The truth is, after a decade of failed uprisings, civil wars and economic collapse, most Arab citizens, realistically, aren’t looking to liberate anything beyond their next paycheck. Palestine still moves people emotionally, but not politically. Not enough to derail a deal with Israel, declare armed struggle or turn off the oil taps like in 1973, when King Faisal of Saudi Arabia led an oil embargo against the West in support of Egypt’s war effort.
Meanwhile, the Islamic Republic’s “axis of resistance” has crumbled. Hezbollah has lost both leaders and legitimacy in Lebanon. The Houthis—beyond their ability to cause economic damage by sabotaging trade in the Red Sea—have been unable to shift regional dynamics. The Popular Mobilization Forces in Iraq stayed completely out of the fray, under immense pressure from the Iraqi government and for fear of sharing the fate of other Iranian-funded militias. Hamas, once lionized, is now viewed with suspicion by many in the region.
More importantly, the head of the octopus—the Islamic regime in Iran—has suffered humiliating defeats at the hands of Israel. The loss of more than two dozen senior IRGC officers, all its air defenses, most of its ballistic missiles capable of reaching Israel and, more significantly, the dismantling of its nuclear weapons program—into which it invested much blood and treasure—have destroyed the mullahs’ capacity to wield regional influence. The Islamic Republic has lost decades of strategic capital and will emerge weaker and less intimidating.
What Comes After ‘Resistance?’
Real peace and economic integration won’t happen overnight, let’s not pretend. But something more subtle is underway: a quiet decoupling of Palestine from regional identity.
The old idea, that to be Arab you had to be actively fighting Israel, is losing ground. In its place is a hard-nosed realism. Countries like the UAE, Bahrain, Morocco and potentially Saudi Arabia are betting on trade, tourism and tech. Not because they’re ideological Zionists, but because ideology, in general, doesn’t pay.
The Reckoning
Here’s the uncomfortable truth: nobody is coming to save the Palestinians. Not the Islamic Republic of Iran. Not the Arab League. Not even their own fractured leadership. For years, their cause was elevated to mythical status, spoken of in speeches, printed on posters, chanted in mosques.
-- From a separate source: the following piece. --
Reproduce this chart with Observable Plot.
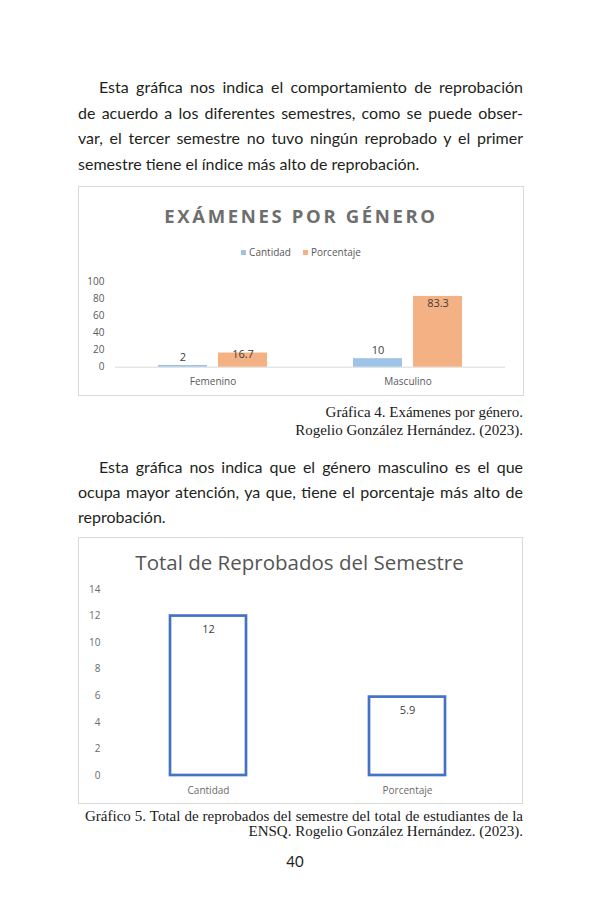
<!DOCTYPE html>
<html><head><meta charset="utf-8">
<script src="https://cdn.jsdelivr.net/npm/d3@7"></script>
<script src="https://cdn.jsdelivr.net/npm/@observablehq/plot@0.6"></script>
<style>
body{margin:0;background:#fff;}
#page{position:relative;width:600px;height:920px;overflow:hidden;background:#fff;}
.abs{position:absolute;}
.line{position:absolute;left:78px;width:445px;white-space:nowrap;text-align:justify;text-align-last:justify;
  font-family:Lato,sans-serif;font-size:16px;color:#231f20;}
.line.last{text-align-last:left;}
.cap{position:absolute;font-family:"Liberation Serif",serif;font-size:15px;color:#1a1a1a;white-space:nowrap;}
.box{position:absolute;border:1px solid #d9d9d9;box-sizing:border-box;}
</style></head>
<body><div id="page">
<div class="line" style="top:74px;height:25.5px;line-height:25.5px;padding-left:21px;width:424px;">Esta gráfica nos indica el comportamiento de reprobación</div>
<div class="line" style="top:99.5px;height:25.5px;line-height:25.5px;">de acuerdo a los diferentes semestres, como se puede obser-</div>
<div class="line" style="top:125px;height:25.5px;line-height:25.5px;">var, el tercer semestre no tuvo ningún reprobado y el primer</div>
<div class="line last" style="top:150.5px;height:25.5px;line-height:25.5px;">semestre tiene el índice más alto de reprobación.</div>

<div class="box" style="left:78px;top:186px;width:446px;height:210px;"></div>
<div class="abs" style="left:78px;width:446px;top:203px;height:26px;line-height:26px;text-align:center;font-family:'Open Sans',sans-serif;font-weight:700;font-size:18.5px;letter-spacing:2.65px;color:#6e6e6e;">EXÁMENES POR GÉNERO</div>
<div id="legend1" class="abs" style="left:78px;width:446px;top:245px;height:15px;line-height:15px;text-align:center;font-family:'Open Sans',sans-serif;font-size:10px;color:#595959;"></div>
<div id="chart1" class="abs" style="left:78px;top:270px;"></div>

<div class="cap" style="right:77px;top:403px;line-height:18.4px;">Gráfica 4. Exámenes por género.</div>
<div class="cap" style="right:77px;top:421.4px;line-height:18.4px;">Rogelio González Hernández. (2023).</div>

<div class="line" style="top:454px;height:25px;line-height:25px;padding-left:21px;width:424px;">Esta gráfica nos indica que el género masculino es el que</div>
<div class="line" style="top:479px;height:25px;line-height:25px;">ocupa mayor atención, ya que, tiene el porcentaje más alto de</div>
<div class="line last" style="top:504px;height:25px;line-height:25px;">reprobación.</div>

<div class="box" style="left:78px;top:537px;width:445px;height:267px;"></div>
<div class="abs" style="left:78px;width:443px;top:546px;height:32px;line-height:32px;text-align:center;font-family:'Open Sans',sans-serif;font-size:20.5px;color:#555555;">Total de Reprobados del Semestre</div>
<div id="chart2" class="abs" style="left:78px;top:578px;"></div>

<div class="cap" style="left:85px;width:438px;top:808.5px;line-height:15.6px;text-align:justify;text-align-last:justify;">Gráfico 5. Total de reprobados del semestre del total de estudiantes de la</div>
<div class="cap" style="right:77px;top:824.1px;line-height:15.6px;">ENSQ. Rogelio González Hernández. (2023).</div>

<div class="abs" style="left:275px;width:40px;top:851px;line-height:20px;text-align:center;font-family:Lato,sans-serif;font-size:15px;color:#231f20;">40</div>
</div>
<script>
// ---- Data: Gráfica 4 ----
const generos = ["Femenino", "Masculino"];
const series1 = ["Cantidad", "Porcentaje"];
const cantidad1 = [2, 10];
const porcentaje1 = [16.7, 83.3];
const yTicks1 = [0, 20, 40, 60, 80, 100];
const colores1 = ["#9dc3e6", "#f4b183"];

// ---- Data: Gráfico 5 ----
const categorias2 = ["Cantidad", "Porcentaje"];
const valores2 = [12, 5.9];
const yTicks2 = [0, 2, 4, 6, 8, 10, 12, 14];

const data1 = generos.flatMap((g, i) => [
  {genero: g, serie: series1[0], valor: cantidad1[i]},
  {genero: g, serie: series1[1], valor: porcentaje1[i]}
]);
const data2 = categorias2.map((c, i) => ({cat: c, val: valores2[i]}));

// legend
const leg = document.getElementById("legend1");
series1.forEach((s, i) => {
  const sw = document.createElement("span");
  sw.style.cssText = `display:inline-block;width:5px;height:5px;background:${colores1[i]};margin:0 3px 1px ${i ? 12 : 0}px;vertical-align:middle;`;
  const t = document.createElement("span");
  t.textContent = s;
  leg.appendChild(sw); leg.appendChild(t);
});

const chart1 = Plot.plot({
  width: 445, height: 125,
  marginTop: 11.7, marginBottom: 28.3, marginLeft: 37, marginRight: 18,
  style: {fontFamily: "'Open Sans', sans-serif", fontSize: "10px", color: "#595959", background: "transparent"},
  fx: {domain: generos, padding: 0, axis: "bottom", tickSize: 0, tickPadding: 11, label: null},
  x: {domain: series1, axis: null, paddingInner: 0.186, paddingOuter: 0.699},
  y: {domain: [0, 100], ticks: yTicks1, tickSize: 0, tickPadding: 11, label: null},
  color: {domain: series1, range: colores1},
  marks: [
    Plot.ruleY([0], {stroke: "#d9d9d9"}),
    Plot.barY(data1, {fx: "genero", x: "serie", y: "valor", fill: "serie"}),
    Plot.text(data1.filter(d => d.serie === "Cantidad"), {fx: "genero", x: "serie", y: "valor", text: d => String(d.valor), dy: -8, fill: "#404040", fontSize: 11}),
    Plot.text(data1.filter(d => d.serie === "Porcentaje"), {fx: "genero", x: "serie", y: d => Math.max(d.valor - 18.5, d.valor * 0.9), text: d => d.valor.toFixed(1), fill: "#404040", fontSize: 11})
  ]
});
document.getElementById("chart1").appendChild(chart1);

const chart2 = Plot.plot({
  width: 445, height: 222,
  marginTop: 11, marginBottom: 25, marginLeft: 30, marginRight: 16,
  style: {fontFamily: "'Open Sans', sans-serif", fontSize: "10px", color: "#6b6b6b", background: "transparent"},
  x: {domain: categorias2, paddingInner: 0.617, paddingOuter: 0.307, tickSize: 0, tickPadding: 11, label: null},
  y: {domain: [0, 14], ticks: yTicks2, tickSize: 0, tickPadding: 8, label: null},
  marks: [
    Plot.barY(data2, {x: "cat", y: "val", fill: "white", stroke: "#4472c4", strokeWidth: 2.7}),
    Plot.text(data2, {x: "cat", y: "val", text: d => String(d.val), dy: 13, fill: "#404040", fontSize: 11})
  ]
});
document.getElementById("chart2").appendChild(chart2);
</script>
</body></html>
But when the smoke clears, what’s left is a people trapped between occupation and irrelevance.
That may sound harsh. But perhaps it’s also a kind of liberation—from being used, manipulated, instrumentalized. Perhaps, stripped of all the slogans, a genuine future can emerge, based not on pan-Arab dreams or fatwas by Iranian ayatollahs, but on tangible, grounded politics.
Time to Move On?
To abandon the language of “liberation” is not to excuse occupation or suffering. It’s to finally admit what much of the region has quietly understood for years: the seemingly perpetual war for Palestine is now over.
From Nasser to Khamenei, Palestine was never just a place. It was a mirror in which regimes saw what they wanted. Now, the mirror is cracking. What’s reflected back is reality: a region that’s tired of being held hostage by myths.
It is time to retire the delusions of “liberation” and “resistance,” and face the harder task: coexistence, however imperfect. The age of resistance is over. The age of reckoning begins.